Die Offenheit, mit der Du Deine Erfahrungen als AA teilst, verpflichtet mich freilich zu einem Mindesmaß an Ernsthaftigkeit. Interessant finde ich, daß Du sozusagen konvertiert bist, vom Glauben an den Zufall, zu dem was Du Gott nennst (was man aber auch den Dich beschützenden Genius oder Schutzengel nennen könnte). Und Du schreibt von Dankbarkeit, einem, wie ich finde, wenn schon denn schon schönen Grund für einen persönlichen Gottesglauben. Ich gebe zu, in Zeiten großen Jammers und Jubels auch immer wieder (mehr oder weniger) in Versuchung zu geraten, an einen persönlichen Gott/Genius zu glauben, aber zum ›Schritt des Glaubens‹ (siehe »Indiana Jones und der letzte Kreuzzug«) reicht's dann doch nie. — Das nur als meine Erfahrung mit diesen Dingen. Ich will mich nicht mit Dir vergleichen, und damit besser/schlechter stellen, pille.
@Schnappüber/Truhe: Freut mich enorm, dass Du mit Deinen vielen Beinen hierher gefunden hast.
Beim letztlich irrationalen und unlogischen Gottesglauben sprichst Du natürlich vom finalen Bollwerk des Glaubens, dem Creda quia absurdum (Ich glaube, weil es unsinnig ist), einem in seiner Trotzigkeit faszinierenden aber auch unheimlichen Glaubesbekenntnis. Dem muss nicht so sein, es gibt auch logische Gottesbeweise (auch wenn die alles andere als wasserdicht sind). — Du sprichst von der Trennung von Religion und Glaube. Ich selbst gebrauche da gern den Begriff ›Spiritualität‹, der sozusagen unformatierten Glauben bezeichnet. Mehr oder weniger spirituell sind alle Menschen, immerhin sind wir eben das ›sich Vorstellungen machende, das spekulierende, phantasierende Tier‹.— Über den Unterschied ›Agnostiker‹ und ›Atheist‹ zu streiten lohnt sich meiner Meinung nach kaum. Auf die perfide Spitze, die hinter dem Begriff ›Atheist‹ steckt, hab ich ja schon hingewiesen. Aber was die politisch-gesellschaftliche Gestaltung angeht, komme ich in den letzten Monaten mehr und mehr aus meinem Einsielderkrebshäuschen raus. Mal vom ganzen Übernatürlichen abgesehen, haben die Religiösen einfach noch zu viele Privilegien, sowohl bei uns, als auch global (ich würd zum Beispiel gerne herausfinden, was ›Eremitenhäuser‹ sind, für die der Staat allein in Bayern pro Jahr etwa eine Millionen locker macht).
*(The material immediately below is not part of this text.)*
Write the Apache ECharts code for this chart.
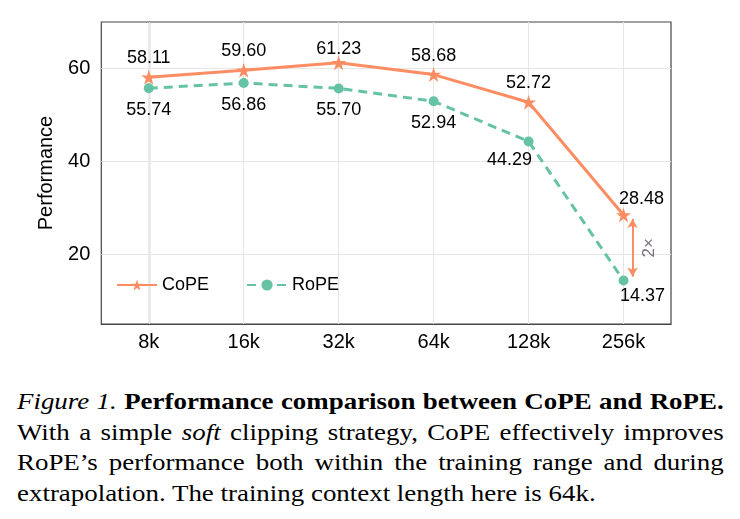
<!DOCTYPE html>
<html>
<head>
<meta charset="utf-8">
<script src="https://cdn.jsdelivr.net/npm/echarts@6/dist/echarts.min.js"></script>
<style>
  body { margin: 0; background: #fff; }
  #wrap { position: relative; width: 740px; height: 519px; overflow: hidden; }
  #chart { position: absolute; left: 0; top: 0; width: 740px; height: 370px; }
  #caption {
    position: absolute; left: 17px; top: 387px; width: 604px;
    transform: scaleX(1.17); transform-origin: 0 0;
    font-family: "Liberation Serif", "Times New Roman", serif;
    font-size: 23px; line-height: 30.7px; text-align: justify; color: #000;
  }
</style>
</head>
<body>
<div id="wrap">
  <div id="chart"></div>
  <div id="caption"><i>Figure 1.</i> <b>Performance comparison between CoPE and RoPE.</b> With a simple <i>soft</i> clipping strategy, CoPE effectively improves RoPE’s performance both within the training range and during extrapolation. The training context length here is 64k.</div>
</div>
<script>
const categories = ['8k', '16k', '32k', '64k', '128k', '256k']
const copeValues = [58.11, 59.60, 61.23, 58.68, 52.72, 28.48]
const ropeValues = [55.74, 56.86, 55.70, 52.94, 44.29, 14.37]
const yTicks = [20, 40, 60]
// 2x gap annotation: arrow ends (y values) and label
const gapArrow = [27.6, 15.2]
const gapLabel = '2×'

const orange = '#fc8d62'
const green = '#66c2a5'
const frame = '#444'
const font = '"Liberation Sans", Arial, Helvetica, sans-serif'
const star = 'path://M50,0 L61.2,34.5 L97.6,34.5 L68.2,55.9 L79.4,90.5 L50,69.1 L20.6,90.5 L31.8,55.9 L2.4,34.5 L38.8,34.5 Z'

// label nudges for the crowded points
const copeOffsets = { 2: [0, 5], 5: [18, 3] }
const ropeOffsets = { 4: [-19, -3], 5: [19, -6] }

function withLabels(values, offsets) {
  return values.map((v, i) => offsets[i] ? { value: v, label: { offset: offsets[i] } } : v)
}

const chart = echarts.init(document.getElementById('chart'))

const option = {
  animation: false,
  textStyle: { fontFamily: font },
  grid: { left: 101.3, right: 69, top: 22, bottom: 46, show: true, borderColor: frame, borderWidth: 1.2, backgroundColor: 'transparent' },
  legend: {
    data: ['CoPE', 'RoPE'],
    left: 116, top: 276, padding: 0,
    itemWidth: 40, itemHeight: 14, itemGap: 37,
    textStyle: { fontSize: 18, color: '#000', fontFamily: font }
  },
  xAxis: [
    {
      type: 'category',
      data: categories,
      boundaryGap: true,
      axisLine: { lineStyle: { color: frame, width: 1.2 } },
      axisTick: { alignWithLabel: true, length: 4, lineStyle: { color: frame } },
      axisLabel: { fontSize: 20, color: '#000', margin: 8 },
      splitLine: { show: false }
    },
    { type: 'value', min: -0.5, max: 5.5, show: false }
  ],
  yAxis: {
    type: 'value',
    min: 5, max: 70,
    name: 'Performance',
    nameLocation: 'middle',
    nameGap: 45,
    nameTextStyle: { fontSize: 20, color: '#000' },
    axisLine: { show: true, lineStyle: { color: frame, width: 1.2 } },
    axisTick: { show: true, length: 5, customValues: yTicks, lineStyle: { color: frame } },
    axisLabel: { fontSize: 20, color: '#000', margin: 11, customValues: yTicks },
    splitLine: { show: false }
  },
  series: [
    {
      name: 'gridlines',
      type: 'line',
      data: [],
      silent: true,
      markLine: {
        silent: true, symbol: 'none', z: 1, label: { show: false },
        lineStyle: { color: '#e6e6e6', width: 1, type: 'solid' },
        data: yTicks.map(t => ({ yAxis: t })).concat(categories.map(c => ({ xAxis: c })))
      }
    },
    {
      name: 'CoPE',
      type: 'line',
      data: withLabels(copeValues, copeOffsets),
      symbol: star,
      symbolSize: 15,
      z: 4,
      lineStyle: { color: orange, width: 3 },
      itemStyle: { color: orange },
      label: { show: true, position: 'top', distance: 2.5, fontSize: 18, color: '#000', formatter: p => p.value.toFixed(2) }
    },
    {
      name: 'RoPE',
      type: 'line',
      data: withLabels(ropeValues, ropeOffsets),
      symbol: 'circle',
      symbolSize: 10,
      z: 3,
      lineStyle: { color: green, width: 3, type: [9, 6] },
      itemStyle: { color: green },
      label: { show: true, position: 'bottom', distance: 8, fontSize: 18, color: '#000', formatter: p => p.value.toFixed(2) }
    },
    {
      name: 'gap',
      type: 'scatter',
      xAxisIndex: 1,
      data: [[5.27, (gapArrow[0] + gapArrow[1]) / 2]],
      symbolSize: 0,
      silent: true,
      label: { show: true, position: 'inside', rotate: 90, fontSize: 17, color: '#5b4a5e', formatter: gapLabel },
      markLine: {
        silent: true,
        symbol: ['arrow', 'arrow'],
        symbolSize: [8, 9],
        label: { show: false },
        lineStyle: { color: orange, width: 2, type: 'solid' },
        data: [[{ coord: [5.095, gapArrow[0]] }, { coord: [5.095, gapArrow[1]] }]]
      }
    }
  ]
}

chart.setOption(option)
</script>
</body>
</html>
@simi: Natürlich gehört Gott ins Reich des Glaubens, wenn auch nicht in gleicher Weise wie z.B. mein Glaube an die tatsächliche Existenz der Stadt Buenos Aires (ich verlasse mich auf die Behauptung anderer, dass es diese Stadt tatsächlich gibt, denn selbst war ich noch nie dort), oder mein Vertrauen darauf, dass gewisse historische Geschenisse tatsächlich stattfanden (Mondlanung). Gott als Lückenfüller zur Vorbeugung von Einfällen aus dem Bereich des Unfassbaren ist für mich zwar nachvollziehbar, aber persönlich doch unbefriedigend. Immerhin geht es da immer um Dinge, zu denen ich mich als Laie verhalte: Weltentstehung, Weltziel usw. Trotz meiner im kleinen gallopierenden Egomanie erachte ich mich als zu nichtig und unwichtig, um solche Dinge nur aus meinem Hirn und Fühlen heraus ernsthaft zu verhandeln. Als Phantast hab ich Sympathie für derartige Spekulationen, aber bei gesellschaftlichen Argumentationen haben solche Glaubenssachen aussen vor zu bleiben. — Teleologisches Denken entspringt immerhin auch erstmal unserem Kopf. Die Natur kommt ganz wunderbar ohne solche aus menschlicher Perspektive interpretierten Absichten aus.
simifilm
@molo: Dass Gott als Lückenfüller für Dich unbefriedigend ist, kann ich gut verstehen, geht mir genau gleich. Ich wollte nur darauf aufmerksam machen, dass Du der Sache mit Epikurs scheinbar so zwingender Logik nicht beikommst.
molosovsky Besitzerin
Hier ein altes Witzebildchen von mir, passend zum Thema »Aus dem Gefühlsnähkästchen eines jungen Ungläubigen« mit dem ich anno 1994 meinem Frust über das Todschlagargument des absurden Glaubens Ausdruck verlieh.
londo
...er hat mich inspiriert zu ein paar Ideen :) Hier der manuelle Trackback:
http://www.eoraptor.de/2007/11/gott-als-paradoxon-in-der-molochronik.html
molosovsky Besitzerin
Bitte bitte, lieber Eroaptor.
Ein paar Ideen gleich? Bin ja neugierig. Halt mich auf dem Laufenden!